- Country: Austria
- State: Burgenland
- Number of municipalities: 19
- Administrative seat: Mattersburg

Government
- • District Governor: Werner Zechmeister

Area
- • Total: 238.85 km^{2} (92.22 sq mi)

Population (2021)
- • Total: 40,593
- • Density: 169.95/km^{2} (440.17/sq mi)
- Time zone: UTC+01:00 (CET)
- • Summer (DST): UTC+02:00 (CEST)
- Vehicle registration: MA
- NUTS code: AT112

= Mattersburg District =

Bezirk Mattersburg (Kotar Matrštof, Nagymartoni járás) is one of the seven district of the state of Burgenland in Austria. As of 2021, the district had an estimated population of 40,593 residents. The district’s administrative centre is the town of Mattersburg.

== History ==
The first mention of Mattersburg is found in a document from 1202, where it mentioned as Villa Martini. It became a town in 1926 and officially called Mattersdorf. Mattersburg district, part of Burgenland, was under the control of the Kingdom of Hungary until 1921. The region's incorporation into Austria was a result of the Treaty of Trianon (1920), which redrew the borders after the First World War.

== Geography ==
Mattersburg is one of the seven district of the state of Burgenland in Austria. Covering an area of 237.96 km2, and it incorporates 19 municipalities in northern Burgenland.
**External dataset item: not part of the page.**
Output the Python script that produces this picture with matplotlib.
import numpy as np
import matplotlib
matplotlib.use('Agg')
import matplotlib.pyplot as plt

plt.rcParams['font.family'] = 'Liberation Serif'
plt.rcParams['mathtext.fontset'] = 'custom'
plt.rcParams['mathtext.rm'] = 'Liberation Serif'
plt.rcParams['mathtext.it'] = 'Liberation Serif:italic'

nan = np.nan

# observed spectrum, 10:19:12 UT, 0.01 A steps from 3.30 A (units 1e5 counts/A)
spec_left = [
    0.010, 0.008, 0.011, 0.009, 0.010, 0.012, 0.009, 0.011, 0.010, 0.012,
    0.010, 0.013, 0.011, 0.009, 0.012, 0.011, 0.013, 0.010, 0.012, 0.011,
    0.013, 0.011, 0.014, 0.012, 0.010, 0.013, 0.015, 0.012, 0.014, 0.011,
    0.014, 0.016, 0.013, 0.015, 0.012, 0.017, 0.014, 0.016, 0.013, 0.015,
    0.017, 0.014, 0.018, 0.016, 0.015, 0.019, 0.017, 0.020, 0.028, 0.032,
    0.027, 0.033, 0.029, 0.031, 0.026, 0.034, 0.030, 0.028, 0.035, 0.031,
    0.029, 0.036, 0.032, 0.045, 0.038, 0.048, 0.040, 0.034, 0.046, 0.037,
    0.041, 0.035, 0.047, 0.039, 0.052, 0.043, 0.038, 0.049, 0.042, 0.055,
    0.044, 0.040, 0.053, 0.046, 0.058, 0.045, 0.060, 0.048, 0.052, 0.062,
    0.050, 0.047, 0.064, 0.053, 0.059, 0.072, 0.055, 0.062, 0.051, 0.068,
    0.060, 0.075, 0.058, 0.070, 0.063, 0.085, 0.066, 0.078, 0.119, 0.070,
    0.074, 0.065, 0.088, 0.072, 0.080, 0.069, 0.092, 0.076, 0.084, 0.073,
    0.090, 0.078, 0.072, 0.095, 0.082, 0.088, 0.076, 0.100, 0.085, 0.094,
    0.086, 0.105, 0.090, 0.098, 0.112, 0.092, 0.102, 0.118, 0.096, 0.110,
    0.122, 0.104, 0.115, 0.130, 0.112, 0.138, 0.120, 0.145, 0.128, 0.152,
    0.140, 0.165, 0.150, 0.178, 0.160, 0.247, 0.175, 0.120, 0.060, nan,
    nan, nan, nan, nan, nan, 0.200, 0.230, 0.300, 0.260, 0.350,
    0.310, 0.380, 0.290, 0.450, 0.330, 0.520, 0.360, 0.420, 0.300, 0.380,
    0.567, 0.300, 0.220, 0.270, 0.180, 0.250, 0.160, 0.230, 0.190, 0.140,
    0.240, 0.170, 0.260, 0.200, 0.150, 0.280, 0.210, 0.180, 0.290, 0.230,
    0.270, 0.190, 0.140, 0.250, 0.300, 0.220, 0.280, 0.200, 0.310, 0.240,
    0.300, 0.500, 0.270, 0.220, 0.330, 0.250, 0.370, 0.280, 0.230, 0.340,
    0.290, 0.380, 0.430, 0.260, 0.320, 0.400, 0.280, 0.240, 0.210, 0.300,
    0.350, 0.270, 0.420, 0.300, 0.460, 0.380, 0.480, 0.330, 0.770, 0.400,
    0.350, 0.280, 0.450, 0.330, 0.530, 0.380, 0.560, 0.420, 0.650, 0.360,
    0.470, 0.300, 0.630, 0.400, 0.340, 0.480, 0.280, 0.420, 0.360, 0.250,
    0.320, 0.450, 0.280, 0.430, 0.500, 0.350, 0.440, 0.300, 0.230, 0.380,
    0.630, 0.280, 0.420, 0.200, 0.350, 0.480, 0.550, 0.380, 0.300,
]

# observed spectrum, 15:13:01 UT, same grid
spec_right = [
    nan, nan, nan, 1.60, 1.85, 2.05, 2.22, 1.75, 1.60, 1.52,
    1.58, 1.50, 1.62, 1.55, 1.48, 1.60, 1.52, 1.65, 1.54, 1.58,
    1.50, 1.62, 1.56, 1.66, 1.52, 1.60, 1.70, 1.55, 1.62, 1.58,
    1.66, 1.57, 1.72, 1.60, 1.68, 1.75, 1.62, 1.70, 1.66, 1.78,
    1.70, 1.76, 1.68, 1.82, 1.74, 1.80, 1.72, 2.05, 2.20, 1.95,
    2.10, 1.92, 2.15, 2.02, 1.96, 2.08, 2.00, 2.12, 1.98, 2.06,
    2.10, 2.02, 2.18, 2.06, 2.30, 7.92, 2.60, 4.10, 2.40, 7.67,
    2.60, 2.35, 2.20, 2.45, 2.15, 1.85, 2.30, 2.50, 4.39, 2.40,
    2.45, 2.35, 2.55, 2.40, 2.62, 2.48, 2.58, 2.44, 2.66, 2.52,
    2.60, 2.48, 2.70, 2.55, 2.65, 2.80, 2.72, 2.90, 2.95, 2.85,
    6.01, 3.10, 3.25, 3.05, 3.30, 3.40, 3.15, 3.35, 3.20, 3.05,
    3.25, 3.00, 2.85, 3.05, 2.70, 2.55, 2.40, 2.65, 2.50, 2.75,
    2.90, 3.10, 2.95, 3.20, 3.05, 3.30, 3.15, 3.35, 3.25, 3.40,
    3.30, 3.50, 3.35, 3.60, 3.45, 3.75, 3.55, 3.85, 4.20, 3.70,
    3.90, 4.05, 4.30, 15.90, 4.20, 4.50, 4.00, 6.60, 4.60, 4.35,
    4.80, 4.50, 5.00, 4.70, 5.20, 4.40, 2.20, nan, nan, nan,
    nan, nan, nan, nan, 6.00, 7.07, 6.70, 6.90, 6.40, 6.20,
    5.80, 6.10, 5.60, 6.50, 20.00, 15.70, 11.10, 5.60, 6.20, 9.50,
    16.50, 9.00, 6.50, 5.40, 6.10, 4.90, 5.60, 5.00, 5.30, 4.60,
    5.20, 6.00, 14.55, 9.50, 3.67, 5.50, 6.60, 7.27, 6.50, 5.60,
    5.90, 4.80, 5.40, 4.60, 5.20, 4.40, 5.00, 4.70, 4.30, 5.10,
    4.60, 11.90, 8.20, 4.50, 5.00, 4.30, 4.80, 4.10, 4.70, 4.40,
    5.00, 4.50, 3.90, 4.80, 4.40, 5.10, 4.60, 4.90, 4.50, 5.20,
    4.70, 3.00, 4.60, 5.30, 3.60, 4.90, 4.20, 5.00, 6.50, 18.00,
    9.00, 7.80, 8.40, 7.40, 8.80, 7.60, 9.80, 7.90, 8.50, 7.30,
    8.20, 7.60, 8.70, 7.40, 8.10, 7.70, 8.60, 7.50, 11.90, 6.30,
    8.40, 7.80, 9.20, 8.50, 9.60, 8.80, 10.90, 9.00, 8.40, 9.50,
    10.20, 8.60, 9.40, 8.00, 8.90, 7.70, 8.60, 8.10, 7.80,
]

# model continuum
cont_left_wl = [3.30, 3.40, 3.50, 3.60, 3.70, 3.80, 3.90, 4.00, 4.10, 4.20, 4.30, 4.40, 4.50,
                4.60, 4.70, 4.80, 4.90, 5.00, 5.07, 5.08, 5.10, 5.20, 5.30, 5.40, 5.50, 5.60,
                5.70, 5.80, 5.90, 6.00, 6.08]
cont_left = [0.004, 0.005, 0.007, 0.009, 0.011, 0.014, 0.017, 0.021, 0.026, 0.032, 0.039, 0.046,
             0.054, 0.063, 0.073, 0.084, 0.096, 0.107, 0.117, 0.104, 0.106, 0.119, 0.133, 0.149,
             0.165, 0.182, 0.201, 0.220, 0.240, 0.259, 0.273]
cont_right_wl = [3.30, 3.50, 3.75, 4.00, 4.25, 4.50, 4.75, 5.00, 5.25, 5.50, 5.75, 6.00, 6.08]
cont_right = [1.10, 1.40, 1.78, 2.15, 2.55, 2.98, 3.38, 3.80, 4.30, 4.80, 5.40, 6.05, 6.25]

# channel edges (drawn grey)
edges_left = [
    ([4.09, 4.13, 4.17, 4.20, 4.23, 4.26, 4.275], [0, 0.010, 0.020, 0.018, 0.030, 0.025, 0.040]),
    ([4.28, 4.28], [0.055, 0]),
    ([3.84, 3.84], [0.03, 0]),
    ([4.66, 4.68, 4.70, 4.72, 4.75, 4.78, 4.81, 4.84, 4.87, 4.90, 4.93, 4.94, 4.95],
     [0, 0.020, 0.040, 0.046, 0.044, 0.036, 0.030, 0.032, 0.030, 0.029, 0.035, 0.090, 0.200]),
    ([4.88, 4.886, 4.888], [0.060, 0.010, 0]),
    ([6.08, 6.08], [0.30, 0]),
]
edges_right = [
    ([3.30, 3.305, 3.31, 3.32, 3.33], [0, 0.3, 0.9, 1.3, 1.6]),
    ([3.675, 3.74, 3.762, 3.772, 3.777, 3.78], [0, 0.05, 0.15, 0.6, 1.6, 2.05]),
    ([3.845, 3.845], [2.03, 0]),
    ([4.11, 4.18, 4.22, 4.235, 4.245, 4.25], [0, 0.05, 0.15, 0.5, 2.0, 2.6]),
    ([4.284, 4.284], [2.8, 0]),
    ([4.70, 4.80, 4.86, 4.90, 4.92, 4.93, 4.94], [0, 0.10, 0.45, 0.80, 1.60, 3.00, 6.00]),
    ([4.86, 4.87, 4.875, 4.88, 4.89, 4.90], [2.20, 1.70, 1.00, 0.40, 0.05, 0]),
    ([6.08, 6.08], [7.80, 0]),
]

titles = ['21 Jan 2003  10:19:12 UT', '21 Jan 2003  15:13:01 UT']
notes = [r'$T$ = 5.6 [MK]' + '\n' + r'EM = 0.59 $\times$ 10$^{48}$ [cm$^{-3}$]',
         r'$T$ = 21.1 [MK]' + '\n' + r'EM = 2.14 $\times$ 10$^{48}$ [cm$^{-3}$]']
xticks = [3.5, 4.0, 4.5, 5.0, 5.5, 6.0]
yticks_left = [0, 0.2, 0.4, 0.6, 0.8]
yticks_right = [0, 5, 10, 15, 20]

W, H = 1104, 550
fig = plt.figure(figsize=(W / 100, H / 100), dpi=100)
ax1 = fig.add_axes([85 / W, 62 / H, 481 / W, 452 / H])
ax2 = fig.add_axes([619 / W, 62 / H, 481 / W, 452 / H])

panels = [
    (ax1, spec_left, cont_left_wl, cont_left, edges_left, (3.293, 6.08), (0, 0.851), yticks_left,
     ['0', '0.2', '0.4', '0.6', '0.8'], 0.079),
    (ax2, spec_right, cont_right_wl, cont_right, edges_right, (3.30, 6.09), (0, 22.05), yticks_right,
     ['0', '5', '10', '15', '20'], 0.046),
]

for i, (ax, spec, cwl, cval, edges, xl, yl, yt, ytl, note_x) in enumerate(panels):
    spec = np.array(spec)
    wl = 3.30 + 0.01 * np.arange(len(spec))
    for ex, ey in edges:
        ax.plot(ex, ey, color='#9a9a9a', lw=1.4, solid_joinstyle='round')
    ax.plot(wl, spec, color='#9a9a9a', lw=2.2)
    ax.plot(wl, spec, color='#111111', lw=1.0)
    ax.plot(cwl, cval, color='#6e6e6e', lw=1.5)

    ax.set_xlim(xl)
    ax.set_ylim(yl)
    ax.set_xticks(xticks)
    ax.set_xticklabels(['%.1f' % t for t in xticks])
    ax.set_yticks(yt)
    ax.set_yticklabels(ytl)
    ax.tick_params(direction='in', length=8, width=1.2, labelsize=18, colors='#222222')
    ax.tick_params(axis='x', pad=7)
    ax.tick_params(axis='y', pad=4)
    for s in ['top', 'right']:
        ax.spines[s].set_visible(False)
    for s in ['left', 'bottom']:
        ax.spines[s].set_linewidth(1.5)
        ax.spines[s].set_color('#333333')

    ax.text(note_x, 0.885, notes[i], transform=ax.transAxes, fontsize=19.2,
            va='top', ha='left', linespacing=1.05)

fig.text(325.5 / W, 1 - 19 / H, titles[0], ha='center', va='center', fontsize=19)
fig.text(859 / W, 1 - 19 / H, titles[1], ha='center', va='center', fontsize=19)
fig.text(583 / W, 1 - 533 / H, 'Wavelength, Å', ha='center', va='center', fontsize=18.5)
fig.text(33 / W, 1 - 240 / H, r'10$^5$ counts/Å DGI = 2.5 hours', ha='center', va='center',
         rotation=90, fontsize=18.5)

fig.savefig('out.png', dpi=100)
Mattersburg is the capital and economic center of the district, which borders Eisenstadt-Umgebung, and Oberpullendorf in Austria and the country of Hungary to the east. The region experiences a Pannonian climate, which is characterized by warm and long summers.

===Municipalities===
List of municipalities:
- Antau (Otava) (771)
- Bad Sauerbrunn (2,148)
- Baumgarten (Pajngrt) (899)
- Draßburg (Rasporak) (1,141)
- Forchtenstein (Fortnava) (2,806)
- Hirm (953)
- Krensdorf (Kreništof) (592)
- Loipersbach im Burgenland (1,253)
- Marz (1,983)
- Mattersburg (Matrštof) (7,106)
- Neudörfl (4,295)
- Pöttelsdorf (693)
- Pöttsching (Pecva) (2,898)
- Rohrbach bei Mattersburg (2,712)
- Schattendorf (Šundrof) (2,445)
- Sieggraben (Sigrob) (1,293)
- Sigleß (Cikleš) (1,124)
- Wiesen (Bizmet) (2,787)
- Zemendorf-Stöttera (1,276)

== Demographics ==
As per 2021 census, the Mattersburg District had a total population of 40,593 inhabitants, with a population density of 170.6 inhabitants per square kilometer. The district's population has shown a trend of slight growth in recent years, increasing from 39,893 in 2017. About 49% of the population was males and 51% were females. The economy of the Mattersburg District is diversified, and has seen significant development in recent decades. The region has transitioned from a primarily agricultural area to one with growing industrial and service sectors. Viticulture (wine production) is a key economic sector, which benefits from the favorable Pannonian climate.